What about scoring chances? As you may have noticed, scoring chance data is not available on Evolving Hockey. Before we talk about why (and there is a conscious “why” here), let’s first talk about what a scoring chance in the NHL is. From everything we can tell, the league does not have an official definition of what a scoring chance is. When the term “scoring chance” is used by teams, broadcasts, or anyone else, the definition can vary depending on the source. The most common definition seems to be any shot taken from within the “home plate” area on the ice, and can occasionally also include situational events like rush shots. Usually, any shot that meets the definition of a “scoring chance” receives a 1 and all other shots are discarded. However, it’s important to keep in mind that when the term “scoring chance” is being used, it’s not standardized and can differ between sources.
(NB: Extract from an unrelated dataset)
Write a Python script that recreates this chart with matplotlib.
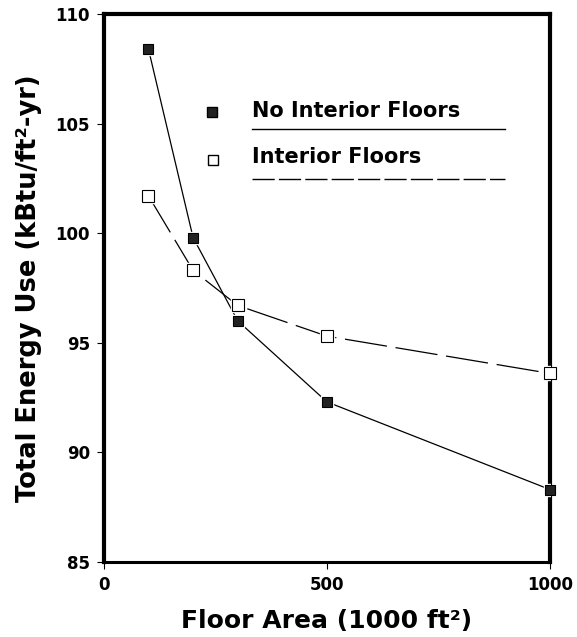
import matplotlib
matplotlib.use("Agg")
import matplotlib.pyplot as plt

floor_area = [100, 200, 300, 500, 1000]
no_interior = [108.4, 99.8, 96.0, 92.3, 88.3]
interior = [101.7, 98.3, 96.7, 95.3, 93.6]

xticks = [0, 500, 1000]
yticks = [85, 90, 95, 100, 105, 110]

plt.rcParams["font.family"] = ["DejaVu Sans"]

fig = plt.figure(figsize=(5.77, 6.37), dpi=100)
ax = fig.add_axes([0.180, 0.118, 0.773, 0.860])

# lines first, then a white halo so the lines stop short of the markers
ax.plot(floor_area, no_interior, color="black", lw=0.9, zorder=2)
ax.plot(floor_area, interior, color="black", lw=0.9, dashes=(34, 7), zorder=2)
ax.plot(floor_area, no_interior, "s", ms=9, color="white", zorder=3)
ax.plot(floor_area, interior, "s", ms=10, color="white", zorder=3)
ax.plot(floor_area, no_interior, "s", ms=7, mfc="#222222", mec="black", mew=0.8,
        zorder=4, clip_on=False)
ax.plot(floor_area, interior, "s", ms=8, mfc="white", mec="black", mew=0.8,
        zorder=4, clip_on=False)

ax.set_xlim(0, 1000)
ax.set_ylim(85, 110)
ax.set_xticks(xticks)
ax.set_yticks(yticks)
ax.tick_params(axis="both", direction="out", length=5, width=0.8, labelsize=12,
               pad=5)
for lab in ax.get_xticklabels() + ax.get_yticklabels():
    lab.set_fontweight("bold")

for side in ["left", "top", "right"]:
    ax.spines[side].set_linewidth(3.0)
ax.spines["bottom"].set_linewidth(2.2)

ax.set_xlabel("Floor Area (1000 ft²)", fontsize=18, fontweight="bold",
              labelpad=11)
ax.set_ylabel("Total Energy Use (kBtu/ft²-yr)", fontsize=18.5,
              fontweight="bold", labelpad=10)

# legend drawn by hand, underlined like the original
tr = ax.transAxes
ax.plot([0.242], [0.821], "s", ms=7, mfc="#222222", mec="black", transform=tr)
ax.text(0.332, 0.823, "No Interior Floors", transform=tr, fontsize=15,
        fontweight="bold", va="center", ha="left")
ax.plot([0.332, 0.899], [0.790, 0.790], color="black", lw=1.0, transform=tr)
ax.plot([0.244], [0.734], "s", ms=7, mfc="white", mec="black", transform=tr)
ax.text(0.332, 0.739, "Interior Floors", transform=tr, fontsize=15,
        fontweight="bold", va="center", ha="left")
ax.plot([0.332, 0.899], [0.699, 0.699], color="black", lw=1.0,
        dashes=(16, 3), transform=tr)

fig.savefig("out.png", dpi=100)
There is also the method of splitting shots into various danger zones, often separated into low, medium, and high danger scoring chances. The leading definition of this method, like quite a few things in hockey statistics, was developed by A.C. Thomas at War on Ice in 2013 and later updated in their glossary. This method splits scoring chances into three categories based on shot location and amends that number based on additional features (rush, rebound, blocked shots, and so on).

Why don’t we provide scoring chance data on the site? Scoring chances (in any form) are limited in their ability to describe what is happening on the ice which, in turn, can result in misleading or even incorrect analysis. Scoring chances and their slightly better danger-zone adaptation force a continuous concept (goal probability) into a discrete container (a finite number of categories). This is often referred to as “binning”. While this approach can be useful in certain contexts, it introduces a level of arbitrariness into analysis that can (and usually should) be avoided.

We prefer to use our expected goals model to account for scoring chances in their natural continuous nature. In our opinion, every shot has the potential to result in a goal regardless of circumstance. An expected goal model evaluates goal probability on a continuous level, does not introduce arbitrary assumptions into the data, and allows for more nuanced and granular analysis that scoring chance data prohibits. Because of these reasons, we do not provide scoring chance data on Evolving Hockey and do not have plans to in the future. Simply, an expected goals model is better.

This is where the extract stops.